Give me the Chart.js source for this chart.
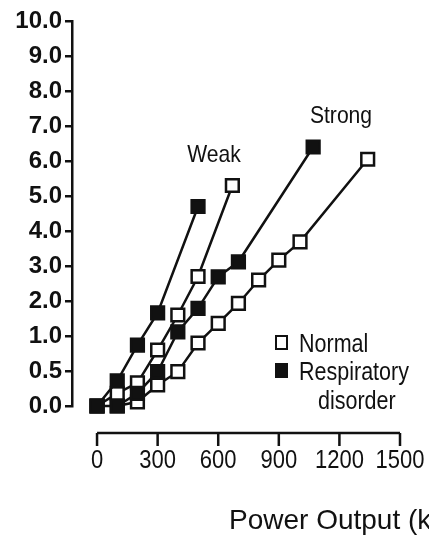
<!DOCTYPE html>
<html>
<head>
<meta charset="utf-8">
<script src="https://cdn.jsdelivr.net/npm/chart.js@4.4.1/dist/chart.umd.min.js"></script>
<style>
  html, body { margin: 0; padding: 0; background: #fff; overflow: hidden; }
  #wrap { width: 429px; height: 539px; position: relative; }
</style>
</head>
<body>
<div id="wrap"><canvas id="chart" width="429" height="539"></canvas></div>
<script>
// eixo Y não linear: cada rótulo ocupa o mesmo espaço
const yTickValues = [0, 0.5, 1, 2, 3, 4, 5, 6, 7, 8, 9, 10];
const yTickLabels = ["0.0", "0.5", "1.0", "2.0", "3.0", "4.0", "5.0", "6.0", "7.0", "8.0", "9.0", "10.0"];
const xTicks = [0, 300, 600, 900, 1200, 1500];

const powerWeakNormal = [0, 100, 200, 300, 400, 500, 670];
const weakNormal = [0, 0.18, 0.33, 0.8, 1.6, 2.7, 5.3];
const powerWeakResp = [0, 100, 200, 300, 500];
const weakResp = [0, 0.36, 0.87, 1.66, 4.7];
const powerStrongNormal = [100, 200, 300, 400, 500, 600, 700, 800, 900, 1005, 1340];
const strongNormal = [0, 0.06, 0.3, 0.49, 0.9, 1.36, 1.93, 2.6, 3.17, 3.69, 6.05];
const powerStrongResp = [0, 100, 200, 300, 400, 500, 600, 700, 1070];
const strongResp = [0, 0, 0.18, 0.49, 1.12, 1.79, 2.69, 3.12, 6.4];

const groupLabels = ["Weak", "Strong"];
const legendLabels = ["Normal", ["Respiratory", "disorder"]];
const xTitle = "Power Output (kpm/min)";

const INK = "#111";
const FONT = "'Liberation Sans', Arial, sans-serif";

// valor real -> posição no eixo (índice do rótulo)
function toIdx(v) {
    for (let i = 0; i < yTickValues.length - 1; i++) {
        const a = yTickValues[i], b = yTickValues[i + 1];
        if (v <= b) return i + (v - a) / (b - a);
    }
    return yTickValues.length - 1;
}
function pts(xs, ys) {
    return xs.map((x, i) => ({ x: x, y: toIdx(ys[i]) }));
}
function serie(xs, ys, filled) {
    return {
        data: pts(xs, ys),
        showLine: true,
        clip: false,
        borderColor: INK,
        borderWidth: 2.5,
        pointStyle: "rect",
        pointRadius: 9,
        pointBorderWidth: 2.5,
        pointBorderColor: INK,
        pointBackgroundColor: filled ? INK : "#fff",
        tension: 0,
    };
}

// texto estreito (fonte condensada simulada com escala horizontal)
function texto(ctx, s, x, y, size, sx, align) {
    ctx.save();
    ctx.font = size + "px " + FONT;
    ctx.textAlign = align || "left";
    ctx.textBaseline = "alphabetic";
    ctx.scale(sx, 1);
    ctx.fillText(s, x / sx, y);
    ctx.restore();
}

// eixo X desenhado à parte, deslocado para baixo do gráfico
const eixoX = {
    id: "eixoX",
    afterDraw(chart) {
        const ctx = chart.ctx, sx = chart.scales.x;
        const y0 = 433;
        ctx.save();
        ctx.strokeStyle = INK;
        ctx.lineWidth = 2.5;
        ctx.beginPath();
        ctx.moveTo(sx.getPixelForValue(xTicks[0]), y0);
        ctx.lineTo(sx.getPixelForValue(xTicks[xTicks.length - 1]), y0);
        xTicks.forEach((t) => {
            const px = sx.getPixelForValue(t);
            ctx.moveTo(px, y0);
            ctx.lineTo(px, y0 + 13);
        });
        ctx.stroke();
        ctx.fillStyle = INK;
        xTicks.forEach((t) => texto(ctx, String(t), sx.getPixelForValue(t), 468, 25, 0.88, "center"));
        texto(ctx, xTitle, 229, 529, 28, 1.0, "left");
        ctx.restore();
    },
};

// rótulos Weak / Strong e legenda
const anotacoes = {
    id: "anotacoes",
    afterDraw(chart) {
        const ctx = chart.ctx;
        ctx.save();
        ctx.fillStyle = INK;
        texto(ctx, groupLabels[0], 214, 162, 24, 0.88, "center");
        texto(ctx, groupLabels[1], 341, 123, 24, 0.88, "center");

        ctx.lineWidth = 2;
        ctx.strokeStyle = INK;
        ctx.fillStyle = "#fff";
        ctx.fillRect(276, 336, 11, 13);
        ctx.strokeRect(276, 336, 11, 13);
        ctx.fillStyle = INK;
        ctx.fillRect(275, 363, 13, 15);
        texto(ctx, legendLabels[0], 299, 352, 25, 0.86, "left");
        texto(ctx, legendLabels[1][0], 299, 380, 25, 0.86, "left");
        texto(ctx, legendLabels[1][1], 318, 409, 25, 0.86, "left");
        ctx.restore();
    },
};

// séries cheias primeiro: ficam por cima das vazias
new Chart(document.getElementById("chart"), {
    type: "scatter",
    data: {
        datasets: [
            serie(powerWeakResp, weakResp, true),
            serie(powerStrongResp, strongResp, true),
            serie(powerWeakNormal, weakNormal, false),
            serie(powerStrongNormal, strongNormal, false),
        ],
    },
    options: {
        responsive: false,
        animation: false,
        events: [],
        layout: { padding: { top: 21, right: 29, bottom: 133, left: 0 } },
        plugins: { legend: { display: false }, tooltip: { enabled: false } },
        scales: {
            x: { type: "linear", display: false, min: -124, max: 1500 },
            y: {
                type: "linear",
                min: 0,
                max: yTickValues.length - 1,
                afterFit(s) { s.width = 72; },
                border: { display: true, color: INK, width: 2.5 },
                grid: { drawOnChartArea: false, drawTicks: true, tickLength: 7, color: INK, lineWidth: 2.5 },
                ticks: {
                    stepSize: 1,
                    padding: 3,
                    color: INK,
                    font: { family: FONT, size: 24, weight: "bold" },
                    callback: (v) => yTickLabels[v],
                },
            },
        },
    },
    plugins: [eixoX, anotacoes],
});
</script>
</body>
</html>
━━━━━━━━━━━━━━━━━━━━━━━━━━━━━━
» **WRITTEN PROBLEM**: Your task is an exact transcription of all the data, minus the pictures.

» **EXERCISE RESULT**:
Give me the Chart.js source for this chart.
<!DOCTYPE html>
<html>
<head>
<meta charset="utf-8">
<script src="https://cdn.jsdelivr.net/npm/chart.js@4.4.1/dist/chart.umd.min.js"></script>
<style>
  html, body { margin: 0; padding: 0; background: #fff; overflow: hidden; }
  #wrap { width: 429px; height: 539px; position: relative; }
</style>
</head>
<body>
<div id="wrap"><canvas id="chart" width="429" height="539"></canvas></div>
<script>
// eixo Y não linear: cada rótulo ocupa o mesmo espaço
const yTickValues = [0, 0.5, 1, 2, 3, 4, 5, 6, 7, 8, 9, 10];
const yTickLabels = ["0.0", "0.5", "1.0", "2.0", "3.0", "4.0", "5.0", "6.0", "7.0", "8.0", "9.0", "10.0"];
const xTicks = [0, 300, 600, 900, 1200, 1500];

const powerWeakNormal = [0, 100, 200, 300, 400, 500, 670];
const weakNormal = [0, 0.18, 0.33, 0.8, 1.6, 2.7, 5.3];
const powerWeakResp = [0, 100, 200, 300, 500];
const weakResp = [0, 0.36, 0.87, 1.66, 4.7];
const powerStrongNormal = [100, 200, 300, 400, 500, 600, 700, 800, 900, 1005, 1340];
const strongNormal = [0, 0.06, 0.3, 0.49, 0.9, 1.36, 1.93, 2.6, 3.17, 3.69, 6.05];
const powerStrongResp = [0, 100, 200, 300, 400, 500, 600, 700, 1070];
const strongResp = [0, 0, 0.18, 0.49, 1.12, 1.79, 2.69, 3.12, 6.4];

const groupLabels = ["Weak", "Strong"];
const legendLabels = ["Normal", ["Respiratory", "disorder"]];
const xTitle = "Power Output (kpm/min)";

const INK = "#111";
const FONT = "'Liberation Sans', Arial, sans-serif";

// valor real -> posição no eixo (índice do rótulo)
function toIdx(v) {
    for (let i = 0; i < yTickValues.length - 1; i++) {
        const a = yTickValues[i], b = yTickValues[i + 1];
        if (v <= b) return i + (v - a) / (b - a);
    }
    return yTickValues.length - 1;
}
function pts(xs, ys) {
    return xs.map((x, i) => ({ x: x, y: toIdx(ys[i]) }));
}
function serie(xs, ys, filled) {
    return {
        data: pts(xs, ys),
        showLine: true,
        clip: false,
        borderColor: INK,
        borderWidth: 2.5,
        pointStyle: "rect",
        pointRadius: 9,
        pointBorderWidth: 2.5,
        pointBorderColor: INK,
        pointBackgroundColor: filled ? INK : "#fff",
        tension: 0,
    };
}

// texto estreito (fonte condensada simulada com escala horizontal)
function texto(ctx, s, x, y, size, sx, align) {
    ctx.save();
    ctx.font = size + "px " + FONT;
    ctx.textAlign = align || "left";
    ctx.textBaseline = "alphabetic";
    ctx.scale(sx, 1);
    ctx.fillText(s, x / sx, y);
    ctx.restore();
}

// eixo X desenhado à parte, deslocado para baixo do gráfico
const eixoX = {
    id: "eixoX",
    afterDraw(chart) {
        const ctx = chart.ctx, sx = chart.scales.x;
        const y0 = 433;
        ctx.save();
        ctx.strokeStyle = INK;
        ctx.lineWidth = 2.5;
        ctx.beginPath();
        ctx.moveTo(sx.getPixelForValue(xTicks[0]), y0);
        ctx.lineTo(sx.getPixelForValue(xTicks[xTicks.length - 1]), y0);
        xTicks.forEach((t) => {
            const px = sx.getPixelForValue(t);
            ctx.moveTo(px, y0);
            ctx.lineTo(px, y0 + 13);
        });
        ctx.stroke();
        ctx.fillStyle = INK;
        xTicks.forEach((t) => texto(ctx, String(t), sx.getPixelForValue(t), 468, 25, 0.88, "center"));
        texto(ctx, xTitle, 229, 529, 28, 1.0, "left");
        ctx.restore();
    },
};

// rótulos Weak / Strong e legenda
const anotacoes = {
    id: "anotacoes",
    afterDraw(chart) {
        const ctx = chart.ctx;
        ctx.save();
        ctx.fillStyle = INK;
        texto(ctx, groupLabels[0], 214, 162, 24, 0.88, "center");
        texto(ctx, groupLabels[1], 341, 123, 24, 0.88, "center");

        ctx.lineWidth = 2;
        ctx.strokeStyle = INK;
        ctx.fillStyle = "#fff";
        ctx.fillRect(276, 336, 11, 13);
        ctx.strokeRect(276, 336, 11, 13);
        ctx.fillStyle = INK;
        ctx.fillRect(275, 363, 13, 15);
        texto(ctx, legendLabels[0], 299, 352, 25, 0.86, "left");
        texto(ctx, legendLabels[1][0], 299, 380, 25, 0.86, "left");
        texto(ctx, legendLabels[1][1], 318, 409, 25, 0.86, "left");
        ctx.restore();
    },
};

// séries cheias primeiro: ficam por cima das vazias
new Chart(document.getElementById("chart"), {
    type: "scatter",
    data: {
        datasets: [
            serie(powerWeakResp, weakResp, true),
            serie(powerStrongResp, strongResp, true),
            serie(powerWeakNormal, weakNormal, false),
            serie(powerStrongNormal, strongNormal, false),
        ],
    },
    options: {
        responsive: false,
        animation: false,
        events: [],
        layout: { padding: { top: 21, right: 29, bottom: 133, left: 0 } },
        plugins: { legend: { display: false }, tooltip: { enabled: false } },
        scales: {
            x: { type: "linear", display: false, min: -124, max: 1500 },
            y: {
                type: "linear",
                min: 0,
                max: yTickValues.length - 1,
                afterFit(s) { s.width = 72; },
                border: { display: true, color: INK, width: 2.5 },
                grid: { drawOnChartArea: false, drawTicks: true, tickLength: 7, color: INK, lineWidth: 2.5 },
                ticks: {
                    stepSize: 1,
                    padding: 3,
                    color: INK,
                    font: { family: FONT, size: 24, weight: "bold" },
                    callback: (v) => yTickLabels[v],
                },
            },
        },
    },
    plugins: [eixoX, anotacoes],
});
</script>
</body>
</html>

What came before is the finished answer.